### [Your instructions]
Lines containing the word "React" are to be located and copied.
────────────────────
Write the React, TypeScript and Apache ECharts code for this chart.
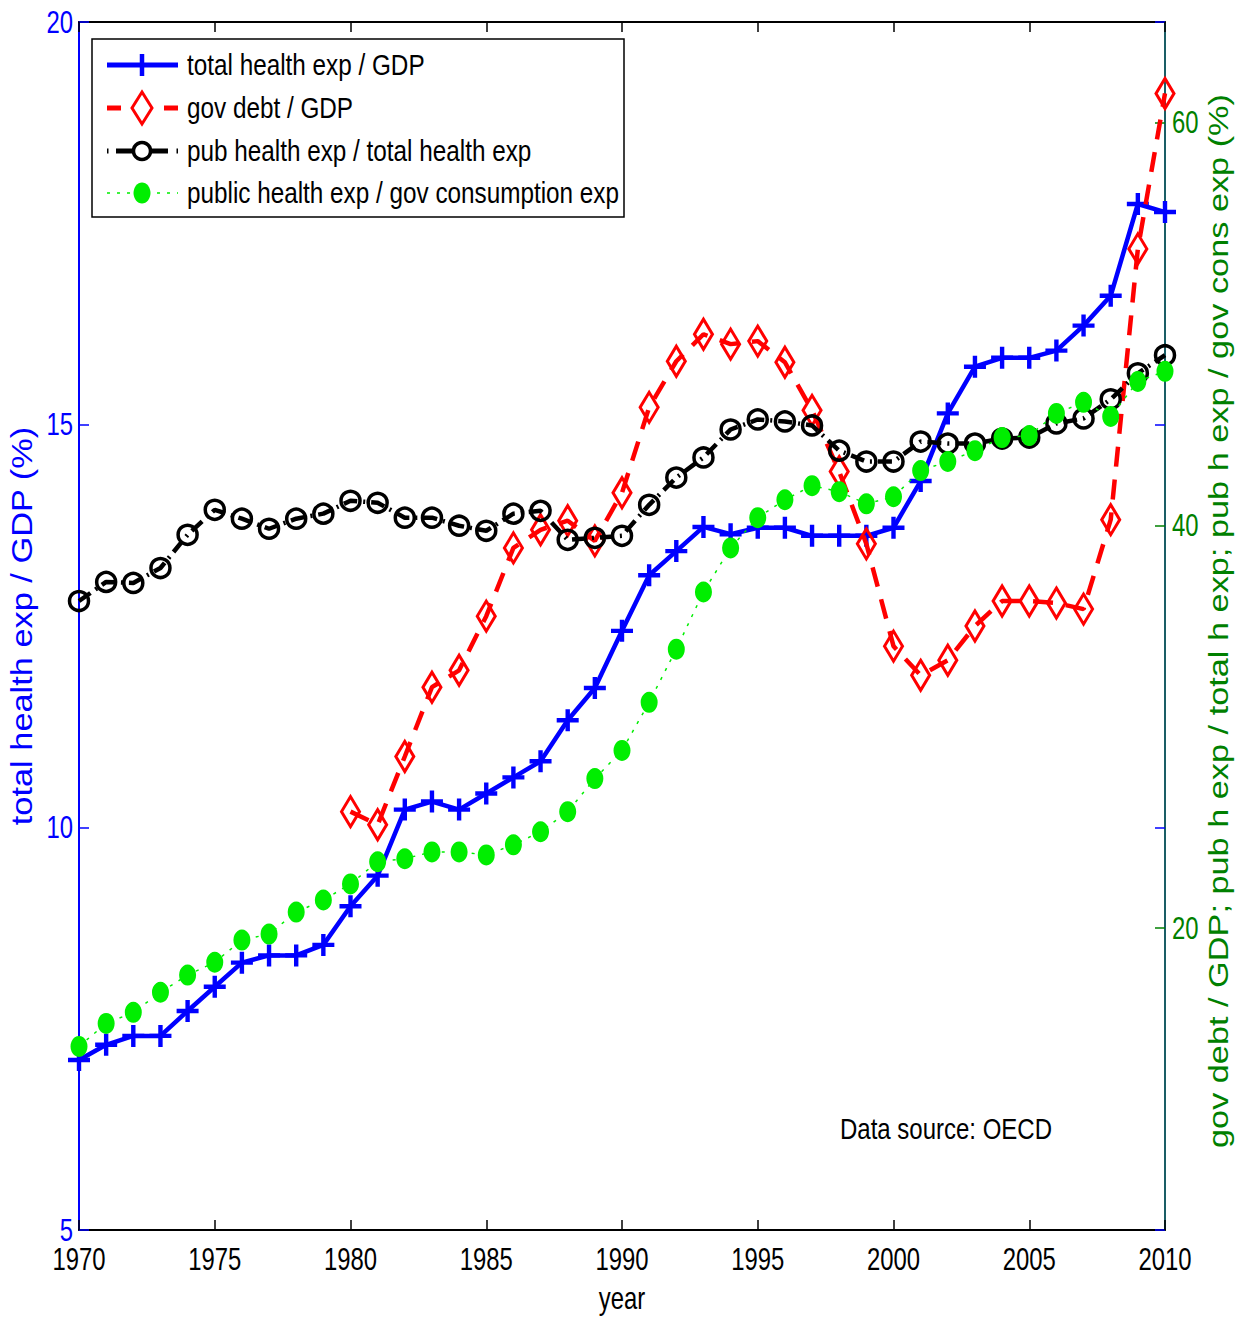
import React, { useEffect, useRef } from "react";
import * as echarts from "echarts";

const years = [1970,1971,1972,1973,1974,1975,1976,1977,1978,1979,1980,1981,1982,1983,1984,1985,1986,1987,1988,1989,1990,1991,1992,1993,1994,1995,1996,1997,1998,1999,2000,2001,2002,2003,2004,2005,2006,2007,2008,2009,2010];

const totalHealthGdp = [7.11,7.30,7.41,7.41,7.72,8.02,8.32,8.41,8.41,8.54,9.02,9.40,10.22,10.32,10.22,10.42,10.62,10.82,11.33,11.73,12.44,13.13,13.43,13.73,13.64,13.72,13.72,13.62,13.62,13.62,13.72,14.30,15.14,15.72,15.83,15.83,15.92,16.23,16.60,17.74,17.64];

const debtYears = [1980,1981,1982,1983,1984,1985,1986,1987,1988,1989,1990,1991,1992,1993,1994,1995,1996,1997,1998,1999,2000,2001,2002,2003,2004,2005,2006,2007,2008,2009,2010];
const govDebtGdp = [25.78,25.13,28.52,31.96,32.80,35.49,38.88,39.78,40.23,39.23,41.62,45.86,48.15,49.49,49.00,49.15,48.10,45.71,42.67,39.08,34.00,32.55,33.30,35.00,36.24,36.24,36.14,35.84,40.28,53.73,61.45];

const pubShareHealth = [36.24,37.19,37.14,37.88,39.53,40.77,40.33,39.83,40.33,40.58,41.22,41.12,40.38,40.38,39.98,39.73,40.58,40.72,39.28,39.38,39.48,41.02,42.37,43.37,44.76,45.26,45.16,44.96,43.71,43.17,43.17,44.16,44.06,44.06,44.31,44.36,45.06,45.31,46.26,47.55,48.45];

const pubHealthGovCons = [14.12,15.26,15.81,16.81,17.66,18.30,19.40,19.70,20.79,21.39,22.19,23.29,23.44,23.78,23.78,23.63,24.13,24.78,25.78,27.42,28.82,31.21,33.85,36.69,38.88,40.38,41.27,41.97,41.67,41.07,41.42,42.72,43.17,43.71,44.36,44.46,45.56,46.11,45.41,47.15,47.65];

const xTicks = [1970,1975,1980,1985,1990,1995,2000,2005,2010];
const leftTicks = [5,10,15,20];
const rightTicks = [20,40,60];

const legendLabels = [
  "total health exp / GDP",
  "gov debt / GDP",
  "pub health exp / total health exp",
  "public health exp / gov consumption exp",
];
const leftName = "total health exp / GDP (%)";
const rightName = "gov debt / GDP; pub h exp / total h exp; pub h exp / gov cons exp (%)";
const xName = "year";
const sourceNote = "Data source: OECD";

const FONT = '"Liberation Sans", Arial, Helvetica, sans-serif';
const PLUS = "path://M4,0h2v4h4v2h-4v4h-2v-4h-4v-2h4z";

export default function App() {
  const ref = useRef<HTMLDivElement>(null);
  useEffect(() => {
    if (!ref.current) return;
    const chart = echarts.init(ref.current, null, { renderer: "svg" });
    const pair = (xs: number[], ys: number[]) => xs.map((x, i) => [x, ys[i]]);
    const option: any = {
      animation: false,
      backgroundColor: "#fff",
      grid: { left: 79, right: 70, top: 22, bottom: 89, outerBoundsMode: "none", containLabel: false },
      xAxis: [
        {
          type: "value",
          min: 1970,
          max: 2010,
          interval: 5,
          axisLine: { lineStyle: { color: "#000", width: 2 } },
          axisTick: { inside: true, length: 10, lineStyle: { color: "#000", width: 1.5 } },
          axisLabel: { show: false },
          splitLine: { show: false },
        },
        {
          type: "value",
          position: "top",
          min: 1970,
          max: 2010,
          interval: 5,
          axisLine: { show: true, lineStyle: { color: "#000", width: 2 } },
          axisTick: { inside: true, length: 10, lineStyle: { color: "#000", width: 1.5 } },
          axisLabel: { show: false },
          splitLine: { show: false },
        },
      ],
      yAxis: [
        {
          type: "value",
          position: "left",
          min: 5,
          max: 20,
          interval: 5,
          axisLine: { show: true, lineStyle: { color: "#0000ff", width: 2 } },
          axisTick: { inside: true, length: 10, lineStyle: { color: "#0000ff", width: 1.5 } },
          axisLabel: { show: false },
          splitLine: { show: false },
        },
        {
          type: "value",
          position: "right",
          min: 5,
          max: 65,
          axisLine: { show: true, lineStyle: { color: "#1a5e66", width: 2 } },
          axisTick: { inside: true, length: 10, customValues: rightTicks, lineStyle: { color: "#008000", width: 1.5 } },
          axisLabel: { show: false },
          splitLine: { show: false },
        },
        {
          type: "value",
          position: "right",
          min: 5,
          max: 20,
          interval: 5,
          axisLine: { show: false },
          axisTick: { inside: true, length: 10, lineStyle: { color: "#0000ff", width: 1.5 } },
          axisLabel: { show: false },
          splitLine: { show: false },
        },
      ],
      series: [
        {
          name: legendLabels[0],
          type: "line",
          yAxisIndex: 0,
          data: pair(years, totalHealthGdp),
          symbol: PLUS,
          symbolSize: 22,
          lineStyle: { color: "#0000ff", width: 4.5 },
          itemStyle: { color: "#0000ff" },
          z: 2,
        },
        {
          name: legendLabels[1],
          type: "line",
          yAxisIndex: 1,
          data: pair(debtYears, govDebtGdp),
          symbol: "diamond",
          symbolSize: [18, 30],
          lineStyle: { color: "#ff0000", width: 4.5, type: [20, 13] },
          itemStyle: { color: "rgba(0,0,0,0)", borderColor: "#ff0000", borderWidth: 3.2 },
          z: 3,
        },
        {
          name: legendLabels[2],
          type: "line",
          yAxisIndex: 1,
          data: pair(years, pubShareHealth),
          symbol: "circle",
          symbolSize: 19,
          lineStyle: { color: "#000", width: 4.5, type: [14, 6, 2, 6] },
          itemStyle: { color: "rgba(0,0,0,0)", borderColor: "#000", borderWidth: 3.5 },
          z: 4,
        },
        {
          name: legendLabels[3],
          type: "line",
          yAxisIndex: 1,
          data: pair(years, pubHealthGovCons),
          symbol: "circle",
          symbolSize: [17, 21],
          lineStyle: { color: "#00ee00", width: 1.5, type: [3, 7] },
          itemStyle: { color: "#00ee00" },
          z: 5,
        },
      ],
    };
    chart.setOption(option);

    // Texts (drawn condensed / stretched like the original), placed through the axes' scales
    const g: any[] = [];
    const txt = (text: string, x: number, y: number, opts: any = {}) => ({
      type: "text",
      x,
      y,
      scaleX: opts.scaleX ?? 0.77,
      rotation: opts.rotation ?? 0,
      z: 110,
      style: {
        text,
        font: `${opts.size ?? 31}px ${FONT}`,
        fill: opts.color ?? "#000",
        align: opts.align ?? "center",
        verticalAlign: opts.vAlign ?? "middle",
      },
    });
    xTicks.forEach((v) => {
      const px = chart.convertToPixel({ xAxisIndex: 0 }, v) as number;
      g.push(txt(String(v), px, 1259));
    });
    leftTicks.forEach((v) => {
      const py = chart.convertToPixel({ yAxisIndex: 0 }, v) as number;
      g.push(txt(String(v), 73, py, { align: "right", color: "#0000ff" }));
    });
    rightTicks.forEach((v) => {
      const py = chart.convertToPixel({ yAxisIndex: 1 }, v) as number;
      g.push(txt(String(v), 1172, py, { align: "left", color: "#008000" }));
    });
    const xMid = ((chart.convertToPixel({ xAxisIndex: 0 }, 1970) as number) + (chart.convertToPixel({ xAxisIndex: 0 }, 2010) as number)) / 2;
    const yMid = ((chart.convertToPixel({ yAxisIndex: 0 }, 5) as number) + (chart.convertToPixel({ yAxisIndex: 0 }, 20) as number)) / 2;
    g.push(txt(xName, xMid, 1298, { size: 31 }));
    g.push(txt(leftName, 22, yMid, { size: 29, scaleX: 1.185, rotation: Math.PI / 2, color: "#0000ff" }));
    g.push(txt(rightName, 1219, yMid - 5, { size: 27, scaleX: 1.27, rotation: Math.PI / 2, color: "#008000" }));
    g.push(txt(sourceNote, 840, 1129, { size: 30, scaleX: 0.8, align: "left" }));

    // Legend box
    const lx = 107, rx = 178, mx = 142;
    const rows = [65, 108, 151, 193];
    g.push({
      type: "rect",
      shape: { x: 92, y: 39, width: 532, height: 178 },
      style: { fill: "#fff", stroke: "#000", lineWidth: 1.5 },
      z: 100,
    });
    g.push({ type: "line", shape: { x1: lx, y1: rows[0], x2: rx, y2: rows[0] }, style: { stroke: "#0000ff", lineWidth: 5 }, z: 101 });
    g.push({ type: "line", shape: { x1: mx, y1: rows[0] - 11, x2: mx, y2: rows[0] + 11 }, style: { stroke: "#0000ff", lineWidth: 4.5 }, z: 101 });
    g.push({ type: "line", shape: { x1: lx, y1: rows[1], x2: 121, y2: rows[1] }, style: { stroke: "#ff0000", lineWidth: 5 }, z: 101 });
    g.push({ type: "line", shape: { x1: 164, y1: rows[1], x2: rx, y2: rows[1] }, style: { stroke: "#ff0000", lineWidth: 5 }, z: 101 });
    g.push({ type: "polygon", shape: { points: [[mx, rows[1] - 16], [mx + 10, rows[1]], [mx, rows[1] + 16], [mx - 10, rows[1]]] }, style: { fill: "none", stroke: "#ff0000", lineWidth: 3 }, z: 101 });
    g.push({ type: "line", shape: { x1: lx, y1: rows[2], x2: lx + 1.5, y2: rows[2] }, style: { stroke: "#000", lineWidth: 5 }, z: 101 });
    g.push({ type: "line", shape: { x1: 116, y1: rows[2], x2: 168, y2: rows[2] }, style: { stroke: "#000", lineWidth: 5 }, z: 101 });
    g.push({ type: "line", shape: { x1: rx - 1.5, y1: rows[2], x2: rx, y2: rows[2] }, style: { stroke: "#000", lineWidth: 5 }, z: 101 });
    g.push({ type: "circle", shape: { cx: mx, cy: rows[2], r: 8.5 }, style: { fill: "#fff", stroke: "#000", lineWidth: 3.5 }, z: 102 });
    g.push({ type: "line", shape: { x1: lx, y1: rows[3], x2: rx, y2: rows[3] }, style: { stroke: "#00ee00", lineWidth: 1.5, lineDash: [3, 7] }, z: 101 });
    g.push({ type: "ellipse", shape: { cx: mx, cy: rows[3], rx: 8.5, ry: 10.5 }, style: { fill: "#00ee00" }, z: 102 });
    legendLabels.forEach((t, i) => g.push(txt(t, 187, rows[i], { size: 30, scaleX: 0.81, align: "left" })));

    chart.setOption({ graphic: g });
    return () => chart.dispose();
  }, []);
  return (
    <div
      ref={ref}
      style={{ position: "absolute", left: 0, top: 0, width: 1235, height: 1319, background: "#fff" }}
    />
  );
}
────────────────────
### [Solution to this problem]
Write the React, TypeScript and Apache ECharts code for this chart.
import React, { useEffect, useRef } from "react";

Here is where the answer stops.